[Charts and diagrams as code]
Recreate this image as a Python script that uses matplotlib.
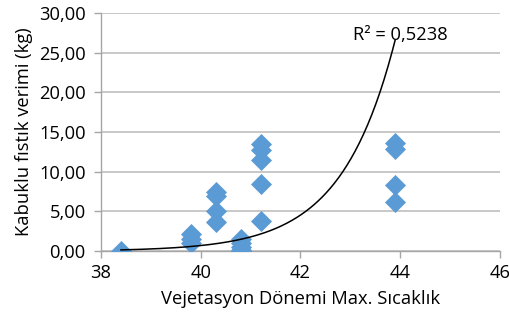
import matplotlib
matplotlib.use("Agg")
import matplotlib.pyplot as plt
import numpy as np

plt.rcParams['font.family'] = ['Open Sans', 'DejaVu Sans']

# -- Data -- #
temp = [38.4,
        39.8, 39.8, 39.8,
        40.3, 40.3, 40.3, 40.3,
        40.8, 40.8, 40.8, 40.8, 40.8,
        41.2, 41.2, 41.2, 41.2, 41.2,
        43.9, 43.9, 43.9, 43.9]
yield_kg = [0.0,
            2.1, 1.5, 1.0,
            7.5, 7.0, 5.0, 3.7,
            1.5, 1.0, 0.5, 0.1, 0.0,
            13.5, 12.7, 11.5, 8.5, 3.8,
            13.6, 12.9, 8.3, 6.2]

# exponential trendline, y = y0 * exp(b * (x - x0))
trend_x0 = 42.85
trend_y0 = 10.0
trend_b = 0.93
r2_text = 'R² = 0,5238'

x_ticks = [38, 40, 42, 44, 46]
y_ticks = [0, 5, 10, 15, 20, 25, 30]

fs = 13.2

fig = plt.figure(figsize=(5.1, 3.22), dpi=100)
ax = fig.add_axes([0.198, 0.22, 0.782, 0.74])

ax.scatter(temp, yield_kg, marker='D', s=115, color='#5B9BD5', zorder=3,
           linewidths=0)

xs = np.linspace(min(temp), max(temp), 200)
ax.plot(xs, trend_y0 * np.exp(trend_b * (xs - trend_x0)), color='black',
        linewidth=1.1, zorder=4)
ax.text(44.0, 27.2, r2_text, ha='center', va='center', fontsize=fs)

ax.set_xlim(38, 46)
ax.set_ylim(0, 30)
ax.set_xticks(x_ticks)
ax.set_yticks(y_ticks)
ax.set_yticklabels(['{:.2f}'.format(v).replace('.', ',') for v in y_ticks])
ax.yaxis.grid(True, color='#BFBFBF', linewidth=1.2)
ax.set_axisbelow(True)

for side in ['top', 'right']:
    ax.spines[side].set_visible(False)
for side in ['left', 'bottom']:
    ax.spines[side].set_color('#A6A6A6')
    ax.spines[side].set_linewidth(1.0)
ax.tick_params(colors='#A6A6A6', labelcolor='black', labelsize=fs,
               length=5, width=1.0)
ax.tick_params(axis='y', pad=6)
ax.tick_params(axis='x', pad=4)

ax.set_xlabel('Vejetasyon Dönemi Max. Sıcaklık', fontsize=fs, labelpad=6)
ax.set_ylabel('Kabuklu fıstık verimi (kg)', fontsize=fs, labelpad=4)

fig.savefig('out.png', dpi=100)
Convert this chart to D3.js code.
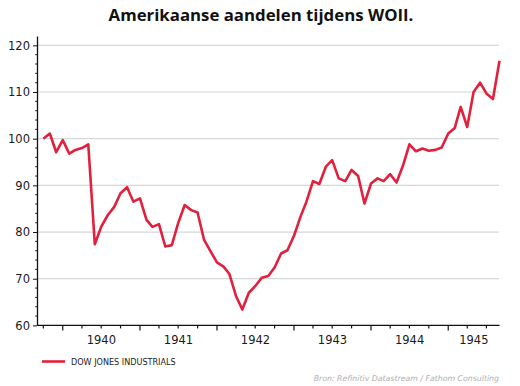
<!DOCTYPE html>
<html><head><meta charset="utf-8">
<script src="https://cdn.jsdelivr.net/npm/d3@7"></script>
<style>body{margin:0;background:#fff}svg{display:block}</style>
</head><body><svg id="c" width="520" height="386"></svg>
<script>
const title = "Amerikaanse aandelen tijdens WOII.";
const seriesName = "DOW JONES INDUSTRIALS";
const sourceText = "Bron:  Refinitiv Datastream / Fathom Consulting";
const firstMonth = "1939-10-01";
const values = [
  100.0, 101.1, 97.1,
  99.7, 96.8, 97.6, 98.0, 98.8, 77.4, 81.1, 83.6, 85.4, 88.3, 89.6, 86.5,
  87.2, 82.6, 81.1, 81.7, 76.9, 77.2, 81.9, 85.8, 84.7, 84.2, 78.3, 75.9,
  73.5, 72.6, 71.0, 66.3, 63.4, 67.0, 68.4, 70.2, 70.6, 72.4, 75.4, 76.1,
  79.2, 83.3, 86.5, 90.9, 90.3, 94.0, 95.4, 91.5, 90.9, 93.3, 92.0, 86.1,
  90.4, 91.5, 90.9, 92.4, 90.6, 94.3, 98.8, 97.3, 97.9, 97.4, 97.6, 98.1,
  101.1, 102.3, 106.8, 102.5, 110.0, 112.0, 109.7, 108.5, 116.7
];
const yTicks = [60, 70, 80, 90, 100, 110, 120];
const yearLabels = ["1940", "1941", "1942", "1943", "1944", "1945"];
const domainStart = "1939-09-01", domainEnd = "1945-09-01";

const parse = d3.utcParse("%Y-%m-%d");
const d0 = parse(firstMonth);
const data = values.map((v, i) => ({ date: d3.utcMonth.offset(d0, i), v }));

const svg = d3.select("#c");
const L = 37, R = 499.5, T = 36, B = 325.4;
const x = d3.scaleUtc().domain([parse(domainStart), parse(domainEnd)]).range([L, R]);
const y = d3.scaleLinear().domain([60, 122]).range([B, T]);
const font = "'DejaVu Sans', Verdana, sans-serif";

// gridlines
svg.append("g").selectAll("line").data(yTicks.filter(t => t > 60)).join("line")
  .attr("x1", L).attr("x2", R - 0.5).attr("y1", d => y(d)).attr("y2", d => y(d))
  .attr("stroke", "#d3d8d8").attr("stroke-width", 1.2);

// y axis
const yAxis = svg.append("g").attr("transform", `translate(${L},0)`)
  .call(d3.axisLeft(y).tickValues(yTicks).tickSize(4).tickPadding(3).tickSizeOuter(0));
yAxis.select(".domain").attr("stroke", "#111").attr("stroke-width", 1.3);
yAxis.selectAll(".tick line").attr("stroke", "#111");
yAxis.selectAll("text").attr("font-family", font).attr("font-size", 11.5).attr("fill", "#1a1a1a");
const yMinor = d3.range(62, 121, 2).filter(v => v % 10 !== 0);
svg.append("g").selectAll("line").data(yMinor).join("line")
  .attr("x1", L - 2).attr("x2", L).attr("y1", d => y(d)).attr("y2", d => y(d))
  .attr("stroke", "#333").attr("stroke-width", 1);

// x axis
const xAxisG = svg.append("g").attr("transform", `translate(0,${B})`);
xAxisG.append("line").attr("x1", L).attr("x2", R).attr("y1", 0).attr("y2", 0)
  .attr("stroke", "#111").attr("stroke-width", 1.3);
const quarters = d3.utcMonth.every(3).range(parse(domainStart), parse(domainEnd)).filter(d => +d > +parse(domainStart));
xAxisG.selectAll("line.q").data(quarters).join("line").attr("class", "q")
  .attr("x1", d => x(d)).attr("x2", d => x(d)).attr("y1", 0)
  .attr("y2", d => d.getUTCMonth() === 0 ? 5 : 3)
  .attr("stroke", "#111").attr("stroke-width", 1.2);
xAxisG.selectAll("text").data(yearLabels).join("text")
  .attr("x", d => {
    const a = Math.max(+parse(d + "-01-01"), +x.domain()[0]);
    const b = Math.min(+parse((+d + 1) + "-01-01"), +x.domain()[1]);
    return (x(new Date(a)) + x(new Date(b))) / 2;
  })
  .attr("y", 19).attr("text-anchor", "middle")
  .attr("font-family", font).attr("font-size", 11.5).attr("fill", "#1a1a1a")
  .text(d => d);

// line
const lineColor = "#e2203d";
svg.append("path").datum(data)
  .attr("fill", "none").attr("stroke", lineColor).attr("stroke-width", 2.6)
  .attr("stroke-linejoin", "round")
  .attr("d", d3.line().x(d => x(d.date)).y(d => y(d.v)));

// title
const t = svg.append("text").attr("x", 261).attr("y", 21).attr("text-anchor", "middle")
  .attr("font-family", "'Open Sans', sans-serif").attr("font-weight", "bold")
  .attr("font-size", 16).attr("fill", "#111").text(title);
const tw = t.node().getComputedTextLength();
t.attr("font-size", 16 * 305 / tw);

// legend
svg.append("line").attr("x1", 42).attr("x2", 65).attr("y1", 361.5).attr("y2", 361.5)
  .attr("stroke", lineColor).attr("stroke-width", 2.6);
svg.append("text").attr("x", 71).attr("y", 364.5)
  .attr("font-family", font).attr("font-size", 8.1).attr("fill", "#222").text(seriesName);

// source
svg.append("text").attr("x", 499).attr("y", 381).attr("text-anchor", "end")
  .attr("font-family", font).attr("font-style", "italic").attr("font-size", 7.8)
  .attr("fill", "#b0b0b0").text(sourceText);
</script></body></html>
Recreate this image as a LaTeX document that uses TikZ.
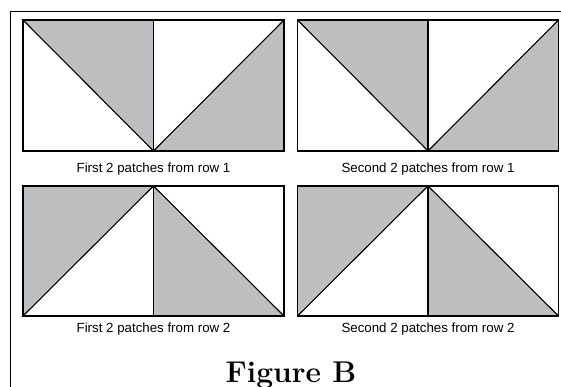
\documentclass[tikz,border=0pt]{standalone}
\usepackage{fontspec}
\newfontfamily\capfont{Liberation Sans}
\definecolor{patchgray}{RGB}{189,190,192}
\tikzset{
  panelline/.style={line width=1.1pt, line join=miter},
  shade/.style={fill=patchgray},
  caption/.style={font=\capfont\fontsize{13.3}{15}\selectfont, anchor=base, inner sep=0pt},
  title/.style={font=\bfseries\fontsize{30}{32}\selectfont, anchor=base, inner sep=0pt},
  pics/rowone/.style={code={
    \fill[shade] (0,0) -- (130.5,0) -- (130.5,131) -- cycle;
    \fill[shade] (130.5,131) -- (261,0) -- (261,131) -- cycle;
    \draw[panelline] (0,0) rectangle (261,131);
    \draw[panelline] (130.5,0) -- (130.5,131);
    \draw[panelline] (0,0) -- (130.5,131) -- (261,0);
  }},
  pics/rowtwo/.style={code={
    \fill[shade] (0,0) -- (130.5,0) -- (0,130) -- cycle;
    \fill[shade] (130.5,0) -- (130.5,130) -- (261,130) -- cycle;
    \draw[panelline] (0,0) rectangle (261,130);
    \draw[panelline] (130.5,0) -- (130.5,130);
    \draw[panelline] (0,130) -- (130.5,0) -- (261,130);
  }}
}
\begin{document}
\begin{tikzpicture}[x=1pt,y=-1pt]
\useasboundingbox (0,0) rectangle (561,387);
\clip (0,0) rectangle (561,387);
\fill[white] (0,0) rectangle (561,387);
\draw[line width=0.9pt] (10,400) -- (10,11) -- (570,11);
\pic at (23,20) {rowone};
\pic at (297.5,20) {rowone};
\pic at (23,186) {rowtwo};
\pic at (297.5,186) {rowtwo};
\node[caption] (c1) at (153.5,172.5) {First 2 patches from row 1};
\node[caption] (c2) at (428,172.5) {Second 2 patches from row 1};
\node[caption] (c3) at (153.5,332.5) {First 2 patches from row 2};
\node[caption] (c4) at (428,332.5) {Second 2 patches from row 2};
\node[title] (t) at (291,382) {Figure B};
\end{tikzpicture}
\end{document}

> [TASK] Transcribe the entries from their first line to the line that holds "13.6, 12.9, 8.3, 6.2]", both included, and skip every picture.

> [RESPONSE TO THIS EXERCISE]
Recreate this image as a Python script that uses matplotlib.
import matplotlib
matplotlib.use("Agg")
import matplotlib.pyplot as plt
import numpy as np

plt.rcParams['font.family'] = ['Open Sans', 'DejaVu Sans']

# -- Data -- #
temp = [38.4,
        39.8, 39.8, 39.8,
        40.3, 40.3, 40.3, 40.3,
        40.8, 40.8, 40.8, 40.8, 40.8,
        41.2, 41.2, 41.2, 41.2, 41.2,
        43.9, 43.9, 43.9, 43.9]
yield_kg = [0.0,
            2.1, 1.5, 1.0,
            7.5, 7.0, 5.0, 3.7,
            1.5, 1.0, 0.5, 0.1, 0.0,
            13.5, 12.7, 11.5, 8.5, 3.8,
            13.6, 12.9, 8.3, 6.2]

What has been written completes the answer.